Для решения первой проблемы государственной дипломатии требуются обширные познания о природе, чтобы использовать ее механизм для задуманной цели, и все же все они неопределенны в отношении результата, касающегося вечного мира, какую бы из трех сфер публичного права мы ни затрагивали. Следует ли держать народ в повиновении (и одновременно в процветании) строгостью или тщеславными приманками? Предпочесть ли верховную власть одного или нескольких влиятельных лиц? Может быть, служилого дворянства или всего народа? Что касается внутренних дел, то в течение длительного времени вопрос не получит определенного ответа. Каждый способ управления (за исключением только подлинно республиканского, который может существовать лишь в воображении морального политика) имел в истории и свою противоположность. Еще более неопределенным является международное право, якобы созданное в соответствии с параграфами министерских проектов, а в действительности представляющее собой слова, не подкрепленные делами. Оно покоится на договорах, которые в самом акте их заключения содержат уже тайную возможность их нарушения. Напротив, решение второй проблемы, а именно проблемы государственной мудрости, напрашивается, так сказать, само собой; оно ясно всякому, посрамляя все ухищрения, и направляет прямо к цели; благоразумие при этом напоминает не спешить и не применять насилие, но приближаться к ней непрестанно, используя благоприятные обстоятельства.

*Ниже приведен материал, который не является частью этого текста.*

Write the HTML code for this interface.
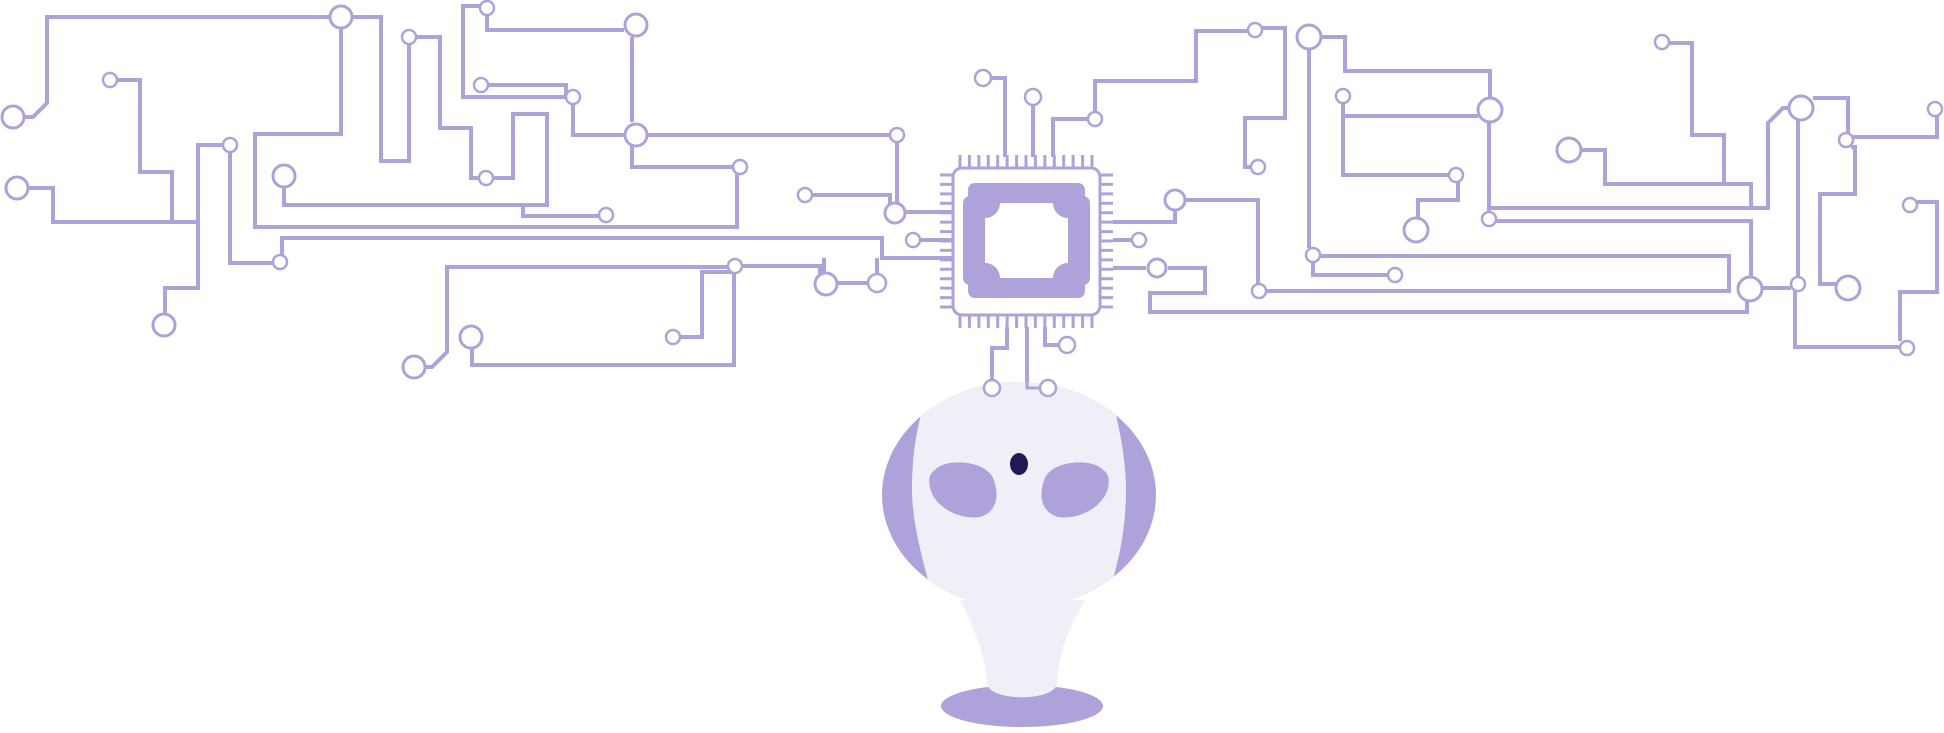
<!DOCTYPE html>
<html><head><meta charset="utf-8"><style>html,body{margin:0;padding:0;background:#fff}svg{display:block}</style></head>
<body>
<svg width="1944" height="733" viewBox="0 0 1944 733" xmlns="http://www.w3.org/2000/svg">
<defs><clipPath id="hc"><ellipse cx="1019" cy="495" rx="137" ry="113"/></clipPath></defs>
<g fill="none" stroke="#afa2db" stroke-width="4" stroke-linejoin="miter">
<polyline points="25,117 33,117 47,103 47,17 330,17"/>
<polyline points="352,17 381,17 381,161 409,161 409,44"/>
<polyline points="417,37 440,37 440,128 471,128 471,178 479,178"/>
<polyline points="493,178 513,178 513,114 547,114 547,205 284,205 284,188"/>
<polyline points="117,80 140,80 140,172 172,172 172,222"/>
<polyline points="29,188 53,188 53,222 198,222"/>
<polyline points="222,145 198,145 198,288 165,288 165,313"/>
<polyline points="230,152 230,263 273,263"/>
<polyline points="341,29 341,134 255,134 255,227 737,227 737,174"/>
<polyline points="282,255 282,238 882,238 882,258 952,258"/>
<polyline points="487,15 487,30 624,30"/>
<polyline points="480,6 463,6 463,97 566,97 566,85 488,85"/>
<polyline points="573,104 573,135 624,135"/>
<polyline points="632,37 632,122"/>
<polyline points="632,145 632,167 733,167"/>
<polyline points="648,135 890,135"/>
<polyline points="897,142 897,203"/>
<polyline points="812,195 890,195 890,204"/>
<polyline points="523,205 523,216 599,216"/>
<polyline points="905,212 952,212"/>
<polyline points="920,240 952,240"/>
<polyline points="824,258 824,273"/>
<polyline points="877,258 877,276"/>
<polyline points="836,283 870,283"/>
<polyline points="426,367 432,367 447,352 447,267 728,267"/>
<polyline points="742,266 820,266 820,274"/>
<polyline points="472,349 472,365 734,365 734,272 702,272 702,337 680,337"/>
<polyline points="990,78 1005,78 1005,157"/>
<polyline points="1033,105 1033,157"/>
<polyline points="1053,157 1053,119 1088,119"/>
<polyline points="1095,112 1095,81 1196,81 1196,31 1248,31"/>
<polyline points="1262,28 1285,28 1285,118 1245,118 1245,167 1251,167"/>
<polyline points="1007,327 1007,348 992,348 992,380"/>
<polyline points="1027,327 1027,388 1040,388"/>
<polyline points="1045,327 1045,345 1059,345"/>
<polyline points="1113,222 1175,222 1175,211"/>
<polyline points="1186,200 1258,200 1258,284"/>
<polyline points="1266,291 1729,291 1729,256 1320,256"/>
<polyline points="1132,240 1113,240"/>
<polyline points="1113,268 1146,268"/>
<polyline points="1168,268 1205,268 1205,293 1150,293 1150,312 1747,312 1747,300"/>
<polyline points="1321,37 1345,37 1345,71 1490,71 1490,98"/>
<polyline points="1309,49 1309,248"/>
<polyline points="1313,262 1313,275 1388,275"/>
<polyline points="1343,103 1343,175 1449,175"/>
<polyline points="1458,182 1458,200 1418,200 1418,218"/>
<polyline points="1343,116 1478,116"/>
<polyline points="1489,122 1489,212"/>
<polyline points="1494,221 1751,221 1751,277"/>
<polyline points="1489,208 1768,208 1768,123 1783,108 1789,108"/>
<polyline points="1669,43 1692,43 1692,135 1724,135 1724,184"/>
<polyline points="1581,150 1605,150 1605,184 1751,184 1751,207"/>
<polyline points="1813,98 1848,98 1848,133"/>
<polyline points="1853,137 1937,137 1937,116"/>
<polyline points="1851,147 1855,147 1855,194 1820,194 1820,284 1836,284"/>
<polyline points="1798,120 1798,277"/>
<polyline points="1762,288 1791,288"/>
<polyline points="1795,291 1795,347 1900,347"/>
<polyline points="1900,341 1900,292 1937,292 1937,202 1917,202"/>
</g>
<!-- chip -->
<g stroke="#afa2db" stroke-width="3" fill="none">
<rect x="953" y="168" width="147" height="147" rx="9" fill="#fff"/>
<path d="M960,155v12M969.4,155v12M978.9,155v12M988.3,155v12M997.7,155v12M1007.1,155v12M1016.6,155v12M1026,155v12M1035.4,155v12M1044.9,155v12M1054.3,155v12M1063.7,155v12M1073.1,155v12M1082.6,155v12M1092,155v12"/>
<path d="M960,316v12M969.4,316v12M978.9,316v12M988.3,316v12M997.7,316v12M1007.1,316v12M1016.6,316v12M1026,316v12M1035.4,316v12M1044.9,316v12M1054.3,316v12M1063.7,316v12M1073.1,316v12M1082.6,316v12M1092,316v12"/>
<path d="M940,175h12M940,184.4h12M940,193.9h12M940,203.3h12M940,212.7h12M940,222.1h12M940,231.6h12M940,241h12M940,250.4h12M940,259.9h12M940,269.3h12M940,278.7h12M940,288.1h12M940,297.6h12M940,307h12"/>
<path d="M1101,175h12M1101,184.4h12M1101,193.9h12M1101,203.3h12M1101,212.7h12M1101,222.1h12M1101,231.6h12M1101,241h12M1101,250.4h12M1101,259.9h12M1101,269.3h12M1101,278.7h12M1101,288.1h12M1101,297.6h12M1101,307h12"/>
</g>
<g fill="#afa2db">
<rect x="968" y="183" width="117" height="115" rx="7"/>
<rect x="963" y="196" width="127" height="89" rx="7"/>
</g>
<rect x="985" y="203" width="83" height="75" fill="#fff"/>
<g fill="#afa2db"><circle cx="985" cy="203" r="15"/><circle cx="1068" cy="203" r="15"/><circle cx="985" cy="278" r="15"/><circle cx="1068" cy="278" r="15"/></g>
<!-- robot -->
<ellipse cx="1022" cy="706" rx="81" ry="21" fill="#afa2db"/>
<ellipse cx="1019" cy="495" rx="137" ry="113" fill="#afa2db"/>
<path clip-path="url(#hc)" fill="#f0eff8" d="M928,360 L1103,360 C1115,410 1126,450 1126,490 C1126,530 1118,565 1108,595 L1110,620 L930,620 L933,597 C922,560 912,520 912,490 C912,450 918,420 928,392 Z"/>
<path fill="#f0eff8" d="M960,600 C975,630 985,655 987,683 C988,702 1056,702 1057,683 C1058,655 1068,630 1085,600 Z"/>
<path fill="#afa2db" d="M935,470 C945,458 985,460 993,478 C1000,495 997,512 980,517 C960,520 935,508 930,488 C928,478 930,473 935,470 Z"/>
<path fill="#afa2db" d="M1103,470 C1093,458 1053,460 1045,478 C1038,495 1041,512 1058,517 C1078,520 1103,508 1108,488 C1110,478 1108,473 1103,470 Z"/>
<ellipse cx="1019" cy="464" rx="9" ry="11" fill="#1f1a55"/>
<!-- connector lines over head -->
<g fill="none" stroke="#afa2db" stroke-width="3"><polyline points="992,348 992,380"/><polyline points="1027,327 1027,388 1040,388"/></g>
<!-- circles -->
<g fill="#fff" stroke="#afa2db" stroke-width="3">
<circle cx="13" cy="117" r="11"/><circle cx="17" cy="188" r="11"/><circle cx="341" cy="17" r="11"/><circle cx="284" cy="176" r="11"/><circle cx="164" cy="325" r="11"/><circle cx="636" cy="25" r="11"/><circle cx="636" cy="135" r="11"/><circle cx="895" cy="213" r="10"/><circle cx="826" cy="284" r="11"/><circle cx="414" cy="367" r="11"/><circle cx="471" cy="337" r="11"/><circle cx="1175" cy="200" r="10"/><circle cx="1157" cy="268" r="9"/><circle cx="1309" cy="37" r="12"/><circle cx="1490" cy="110" r="12"/><circle cx="1416" cy="230" r="12"/><circle cx="1569" cy="150" r="12"/><circle cx="1801" cy="108" r="12"/><circle cx="1848" cy="288" r="12"/><circle cx="1750" cy="289" r="12"/>
</g>
<g fill="#fff" stroke="#afa2db" stroke-width="2.5">
<circle cx="110" cy="80" r="7"/><circle cx="409" cy="37" r="7"/><circle cx="230" cy="145" r="7"/><circle cx="280" cy="262" r="7"/><circle cx="486" cy="178" r="7"/><circle cx="487" cy="8" r="7"/><circle cx="481" cy="85" r="7"/><circle cx="573" cy="97" r="7"/><circle cx="897" cy="135" r="7"/><circle cx="740" cy="167" r="7"/><circle cx="805" cy="195" r="7"/><circle cx="606" cy="215" r="7"/><circle cx="913" cy="240" r="7"/><circle cx="877" cy="283" r="9"/><circle cx="735" cy="266" r="7"/><circle cx="673" cy="337" r="7"/><circle cx="983" cy="78" r="8"/><circle cx="1033" cy="97" r="8"/><circle cx="992" cy="388" r="8"/><circle cx="1048" cy="388" r="8"/><circle cx="1067" cy="345" r="8"/><circle cx="1095" cy="119" r="7"/><circle cx="1255" cy="30" r="7"/><circle cx="1258" cy="167" r="7"/><circle cx="1139" cy="240" r="7"/><circle cx="1259" cy="291" r="7"/><circle cx="1313" cy="255" r="7"/><circle cx="1395" cy="275" r="7"/><circle cx="1343" cy="96" r="7"/><circle cx="1456" cy="175" r="7"/><circle cx="1489" cy="219" r="7"/><circle cx="1662" cy="42" r="7"/><circle cx="1846" cy="140" r="7"/><circle cx="1935" cy="109" r="7"/><circle cx="1798" cy="284" r="7"/><circle cx="1907" cy="348" r="7"/><circle cx="1910" cy="205" r="7"/>
</g>
</svg>
</body></html>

Это значит: «Ищите прежде всего царство чистого практического разума и его справедливость, и ваша цель (благодать вечного мира) приложится сама собой». Ведь мораль сама по себе и, конечно, в применении ее принципов к публичному праву (следовательно, по отношению к политике, познаваемой a priori) имеет ту особенность, что, чем менее она делает поведение зависимым от намеченной цели, будь то физическая или нравственная выгода, тем более она согласуется в целом с последней. Эго происходит оттого, что именно данная a priori общая воля (в одном народе или в отношениях различных народов между собою) есть как раз то, что всецело определяет право среди людей. Но это соединение воли всех, если только оно проводится последовательно, может в то же время и по механизму природы быть причиной, порождающей замышленное действие и придающей действенность понятию права. Так, например, принцип моральной политики заключается в том, что народ должен объединиться в государство в соответствии с одними только правовыми понятиями свободы и равенства, и этот принцип основан не на мудрости, а на долге. Пусть политические моралисты, возражая против этого, сколько угодно мудрствуют о естественном механизме, которому подчинена толпа людей, вступающих в общество, и который лишает силы этот принцип и делает невозможной его цель, или же пытаются доказать свое, приводя примеры плохо организованных устройств старого и нового времени (например, демократия без представительной системы). Их не надо слушать прежде всего потому, что их пагубная теория сама содействует злу, которое она предсказывает: согласно этой теории, человек оказывается включенным в один класс с остальными живыми устройствами, которым только не хватает сознания того, что они несвободные существа, чтобы стать в собственных глазах самыми несчастными существами на свете.
Звучащее несколько неправдоподобно, но все же истинное изречение, ставшее поговоркой («Fiat iustitia, pereat mundus»
[164]), по-немецки означает: «Да воцарится справедливость, даже если при этом погибнут на свете все плуты», представляет собой отважное правовое положение, отвергающее все окольные пути, на которые указывают коварство и сила. Нельзя только ошибочно толковать его как разрешение пользоваться своим правом с величайшей строгостью (что противоречит этическому долгу). Оно налагает на власть имущих обязанность не устранять и не ущемлять ничьих прав из-за недоброжелательства или сочувствия другим. Для этого прежде всего необходимо внутреннее устройство государства, опирающееся на чистые принципы права, и, кроме того, объединение государства с соседними или даже с отдаленными государствами (по аналогии со всеобщим государством) для законного решения их споров. Это положение означает только то, что политические максимы должны исходить не из благополучия и счастья каждого государства, ожидаемых от их соблюдения, следовательно, не из цели, которую ставит перед собой каждое из этих государств (не из желания), как высшего (но эмпирического) принципа государственной мудрости, а из чистого понятия правового долга (из долженствования, принцип которого дается априори чистым разумом), какие бы ни были из этого физические последствия. Мир не погибнет от того, что злых людей станет меньше. Моральное зло имеет то неотделимое от своей природы свойство, что по своим собственным намерениям оно самопротиворечиво и саморазрушительно (особенно в отношении других, одинаково мыслящих) и, таким образом, хотя и медленно, но уступает место моральному принципу добра.
* * *
Следовательно, объективно (в теории) не существует спора между политикой и моралью. Напротив, субъективно (в эгоистических склонностях людей, которые, однако, поскольку они не основаны на максимах разума, не следует называть практикой) это противоречие остается и может оставаться всегда, потому что оно есть оселок добродетели, истинная сила которой (по принципу tu ne cede malis, sed contra audentior ito
[165]) состоит не столько в твердой решимости противостоять неизбежным при этом несчастьям и жертвам, сколько в том, чтобы смело взглянуть в глаза гораздо более опасному, лживому, предательскому, лукаво мудрствующему злому принципу в нас самих, оправдывающему под предлогом слабостей человеческой природы все преступления, а также в том, чтобы победить его коварство.